_Dataset excerpt_
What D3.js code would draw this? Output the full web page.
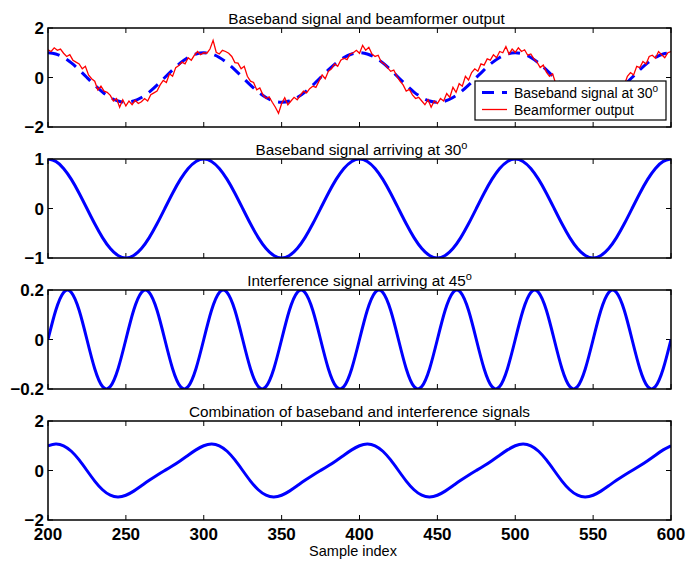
<!doctype html>
<html>
<head>
<meta charset="utf-8">
<style>
  body { margin: 0; background: white; }
  svg { display: block; font-family: "Liberation Sans", Arial, Helvetica, sans-serif; }
  .tick-lbl { font-weight: bold; font-size: 17px; }
  .ttl { font-size: 15.3px; }
</style>
<script src="https://d3js.org/d3.v7.min.js"></script>
</head>
<body>
<script>

// x positions of the samples
var xStep5 = d3.range(200, 601, 5);
var xStep2 = d3.range(200, 601, 2);

// baseband signal at 30 deg (read every 5 samples)
var baseband = [
  1, 0.951, 0.809, 0.588, 0.309, 0, -0.309, -0.588, -0.809, -0.951,
  -1, -0.951, -0.809, -0.588, -0.309, 0, 0.309, 0.588, 0.809, 0.951,
  1, 0.951, 0.809, 0.588, 0.309, 0, -0.309, -0.588, -0.809, -0.951,
  -1, -0.951, -0.809, -0.588, -0.309, 0, 0.309, 0.588, 0.809, 0.951,
  1, 0.951, 0.809, 0.588, 0.309, 0, -0.309, -0.588, -0.809, -0.951,
  -1, -0.951, -0.809, -0.588, -0.309, 0, 0.309, 0.588, 0.809, 0.951,
  1, 0.951, 0.809, 0.588, 0.309, 0, -0.309, -0.588, -0.809, -0.951,
  -1, -0.951, -0.809, -0.588, -0.309, 0, 0.309, 0.588, 0.809, 0.951,
  1
];

// interference signal at 45 deg (every 5 samples)
var interference = [
  0, 0.118, 0.19, 0.19, 0.118, 0, -0.118, -0.19, -0.19, -0.118,
  0, 0.118, 0.19, 0.19, 0.118, 0, -0.118, -0.19, -0.19, -0.118,
  0, 0.118, 0.19, 0.19, 0.118, 0, -0.118, -0.19, -0.19, -0.118,
  0, 0.118, 0.19, 0.19, 0.118, 0, -0.118, -0.19, -0.19, -0.118,
  0, 0.118, 0.19, 0.19, 0.118, 0, -0.118, -0.19, -0.19, -0.118,
  0, 0.118, 0.19, 0.19, 0.118, 0, -0.118, -0.19, -0.19, -0.118,
  0, 0.118, 0.19, 0.19, 0.118, 0, -0.118, -0.19, -0.19, -0.118,
  0, 0.118, 0.19, 0.19, 0.118, 0, -0.118, -0.19, -0.19, -0.118,
  0
];

// combination (every 5 samples)
var combined = [
  1, 1.069, 0.999, 0.778, 0.427, 0, -0.427, -0.778, -0.999, -1.069,
  -1, -0.833, -0.619, -0.398, -0.191, 0, 0.191, 0.398, 0.619, 0.833,
  1, 1.069, 0.999, 0.778, 0.427, 0, -0.427, -0.778, -0.999, -1.069,
  -1, -0.833, -0.619, -0.398, -0.191, 0, 0.191, 0.398, 0.619, 0.833,
  1, 1.069, 0.999, 0.778, 0.427, 0, -0.427, -0.778, -0.999, -1.069,
  -1, -0.833, -0.619, -0.398, -0.191, 0, 0.191, 0.398, 0.619, 0.833,
  1, 1.069, 0.999, 0.778, 0.427, 0, -0.427, -0.778, -0.999, -1.069,
  -1, -0.833, -0.619, -0.398, -0.191, 0, 0.191, 0.398, 0.619, 0.833,
  1
];

// beamformer output (every 2 samples, noisy)
var beamformer = [
  1.12, 1.05, 1.20, 1.10, 1.15, 0.98, 0.85, 0.92, 0.70, 0.62,
  0.55, 0.35, 0.45, 0.10, -0.05, -0.15, -0.50, -0.35, -0.55, -0.60,
  -0.72, -0.95, -0.85, -1.20, -0.90, -1.15, -0.95, -1.10, -0.92, -1.05,
  -0.98, -0.85, -0.95, -0.70, -0.62, -0.55, -0.30, -0.12, -0.20, 0.15,
  0.05, 0.40, 0.48, 0.62, 0.55, 0.80, 0.70, 0.90, 1.05, 0.92,
  1.00, 0.98, 1.15, 1.50, 1.02, 0.95, 1.10, 1.05, 0.98, 0.85,
  0.60, 0.58, 0.35, 0.45, 0.05, -0.15, -0.20, -0.50, -0.42, -0.70,
  -0.85, -0.78, -1.00, -1.20, -1.45, -1.05, -0.82, -1.10, -0.95, -0.80,
  -0.90, -0.72, -0.55, -0.62, -0.45, -0.35, -0.40, -0.15, 0.10, -0.05,
  0.25, 0.35, 0.55, 0.45, 0.70, 0.78, 0.72, 0.95, 1.00, 1.10,
  0.98, 1.30, 1.10, 1.22, 0.95, 0.85, 0.90, 0.62, 0.55, 0.40,
  0.25, 0.30, 0.05, -0.15, -0.30, -0.55, -0.48, -0.70, -0.85, -0.80,
  -0.95, -1.10, -0.90, -1.20, -0.95, -1.05, -0.85, -0.95, -0.65, -0.80,
  -0.40, -0.60, -0.25, -0.35, 0.05, -0.10, 0.20, 0.35, 0.25, 0.55,
  0.50, 0.75, 0.70, 0.92, 0.80, 1.05, 1.00, 1.25, 0.95, 1.15,
  1.02, 1.20, 1.05, 1.12, 0.90, 0.95, 0.75, 0.62, 0.40, 0.50,
  0.22, 0.05, 0.15, -0.25, -0.30, -0.55, -0.50, -0.75, -0.80, -0.92,
  -1.00, -0.88, -1.10, -0.95, -1.05, -0.92, -1.02, -0.88, -0.95, -0.70,
  -0.75, -0.55, -0.62, -0.35, -0.25, -0.30, 0.05, 0.20, 0.10, 0.45,
  0.40, 0.65, 0.55, 0.85, 0.90, 0.78, 1.05, 0.92, 0.80, 1.00,
  1.05
];

var xTicks = [200, 250, 300, 350, 400, 450, 500, 550, 600];
var titles = [
  "Baseband signal and beamformer output",
  "Baseband signal arriving at 30",
  "Interference signal arriving at 45",
  "Combination of baseband and interference signals"
];
var titleSup = [false, true, true, false];
var yDomains = [[-2, 2], [-1, 1], [-0.2, 0.2], [-2, 2]];
var yTicks = [[-2, 0, 2], [-1, 0, 1], [-0.2, 0, 0.2], [-2, 0, 2]];
var legendLabels = ["Baseband signal at 30", "Beamformer output"];

var W = 688, H = 562;
var left = 48, right = 671;
var tops = [28, 159, 290, 421];
var ph = 99;
var titleShift = [7, 2, 0, 0];

var svg = d3.select("body").append("svg").attr("width", W).attr("height", H);

var x = d3.scaleLinear().domain([200, 600]).range([left, right]);

function fmt(v) {
  var s = (v !== 0 && Math.abs(v) < 1) ? Math.abs(v).toFixed(1) : String(Math.abs(v));
  return (v < 0 ? "\u2212" : "") + s;
}

var panels = [];
for (var i = 0; i < 4; i++) {
  var y = d3.scaleLinear().domain(yDomains[i]).range([tops[i] + ph, tops[i]]);
  var g = svg.append("g");
  panels.push({ g: g, y: y });

  g.append("defs").append("clipPath").attr("id", "clip" + i)
    .append("rect").attr("x", left).attr("y", tops[i]).attr("width", right - left).attr("height", ph);

  // ticks inside the box
  xTicks.forEach(function(t) {
    g.append("line").attr("x1", x(t)).attr("x2", x(t)).attr("y1", tops[i] + ph).attr("y2", tops[i] + ph - 5)
      .attr("stroke", "black").attr("stroke-width", 1);
    g.append("line").attr("x1", x(t)).attr("x2", x(t)).attr("y1", tops[i]).attr("y2", tops[i] + 5)
      .attr("stroke", "black").attr("stroke-width", 1);
  });
  yTicks[i].forEach(function(t) {
    g.append("line").attr("x1", left).attr("x2", left + 5).attr("y1", y(t)).attr("y2", y(t))
      .attr("stroke", "black").attr("stroke-width", 1);
    g.append("line").attr("x1", right).attr("x2", right - 5).attr("y1", y(t)).attr("y2", y(t))
      .attr("stroke", "black").attr("stroke-width", 1);
    g.append("text").attr("class", "tick-lbl").attr("x", left - 4).attr("y", y(t) + 6)
      .attr("text-anchor", "end").text(fmt(t));
  });

  var tt = g.append("text").attr("class", "ttl").attr("x", (left + right) / 2 + titleShift[i]).attr("y", tops[i] - 4)
    .attr("text-anchor", "middle").text(titles[i]);
  if (titleSup[i]) tt.append("tspan").attr("dy", -6).attr("font-size", "11px").text("o");
}

var lineFn = function(xs, y) {
  return d3.line().x(function(d, j) { return x(xs[j]); }).y(function(d) { return y(d); }).curve(d3.curveNatural);
};
var lineLin = function(xs, y) {
  return d3.line().x(function(d, j) { return x(xs[j]); }).y(function(d) { return y(d); });
};

// panel 1
var p = panels[0];
p.g.append("path").datum(baseband).attr("clip-path", "url(#clip0)")
  .attr("d", lineFn(xStep5, p.y)).attr("fill", "none").attr("stroke", "#0000ff")
  .attr("stroke-width", 3).attr("stroke-dasharray", "12,8");
p.g.append("path").datum(beamformer).attr("clip-path", "url(#clip0)")
  .attr("d", lineLin(xStep2, p.y)).attr("fill", "none").attr("stroke", "#ff0000")
  .attr("stroke-width", 1.3);

// panel 2
p = panels[1];
p.g.append("path").datum(baseband).attr("clip-path", "url(#clip1)")
  .attr("d", lineFn(xStep5, p.y)).attr("fill", "none").attr("stroke", "#0000ff").attr("stroke-width", 3);

// panel 3
p = panels[2];
p.g.append("path").datum(interference).attr("clip-path", "url(#clip2)")
  .attr("d", lineFn(xStep5, p.y)).attr("fill", "none").attr("stroke", "#0000ff").attr("stroke-width", 3);

// panel 4
p = panels[3];
p.g.append("path").datum(combined).attr("clip-path", "url(#clip3)")
  .attr("d", lineFn(xStep5, p.y)).attr("fill", "none").attr("stroke", "#0000ff").attr("stroke-width", 3);

// boxes on top
panels.forEach(function(pp, i) {
  pp.g.append("rect").attr("x", left).attr("y", tops[i]).attr("width", right - left).attr("height", ph)
    .attr("fill", "none").attr("stroke", "black").attr("stroke-width", 1.5);
});

// bottom x tick labels
xTicks.forEach(function(t) {
  svg.append("text").attr("class", "tick-lbl").attr("x", x(t)).attr("y", tops[3] + ph + 20)
    .attr("text-anchor", "middle").text(t);
});
svg.append("text").attr("x", 353).attr("y", 556).attr("text-anchor", "middle")
  .attr("font-size", "14.5px").text("Sample index");

// legend
var lg = svg.append("g").attr("transform", "translate(475,81)");
lg.append("rect").attr("width", 191).attr("height", 39).attr("fill", "white")
  .attr("stroke", "black").attr("stroke-width", 1.2);
lg.append("line").attr("x1", 7).attr("x2", 32).attr("y1", 11.5).attr("y2", 11.5)
  .attr("stroke", "#0000ff").attr("stroke-width", 3).attr("stroke-dasharray", "12,8");
lg.append("line").attr("x1", 7).attr("x2", 32).attr("y1", 28.5).attr("y2", 28.5)
  .attr("stroke", "#ff0000").attr("stroke-width", 1.3);
var l1 = lg.append("text").attr("x", 39).attr("y", 17).attr("font-size", "14px").text(legendLabels[0]);
l1.append("tspan").attr("dy", -6).attr("font-size", "10px").text("o");
lg.append("text").attr("x", 39).attr("y", 34).attr("font-size", "14px").text(legendLabels[1]);

</script>
</body>
</html>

_Task to complete_
Write out exactly the lines between the start of the data and the line with "var xStep2 = d3.range(200, 601, 2);", including both, but none of the pictures.

_Task response_
What D3.js code would draw this? Output the full web page.
<!doctype html>
<html>
<head>
<meta charset="utf-8">
<style>
  body { margin: 0; background: white; }
  svg { display: block; font-family: "Liberation Sans", Arial, Helvetica, sans-serif; }
  .tick-lbl { font-weight: bold; font-size: 17px; }
  .ttl { font-size: 15.3px; }
</style>
<script src="https://d3js.org/d3.v7.min.js"></script>
</head>
<body>
<script>

// x positions of the samples
var xStep5 = d3.range(200, 601, 5);
var xStep2 = d3.range(200, 601, 2);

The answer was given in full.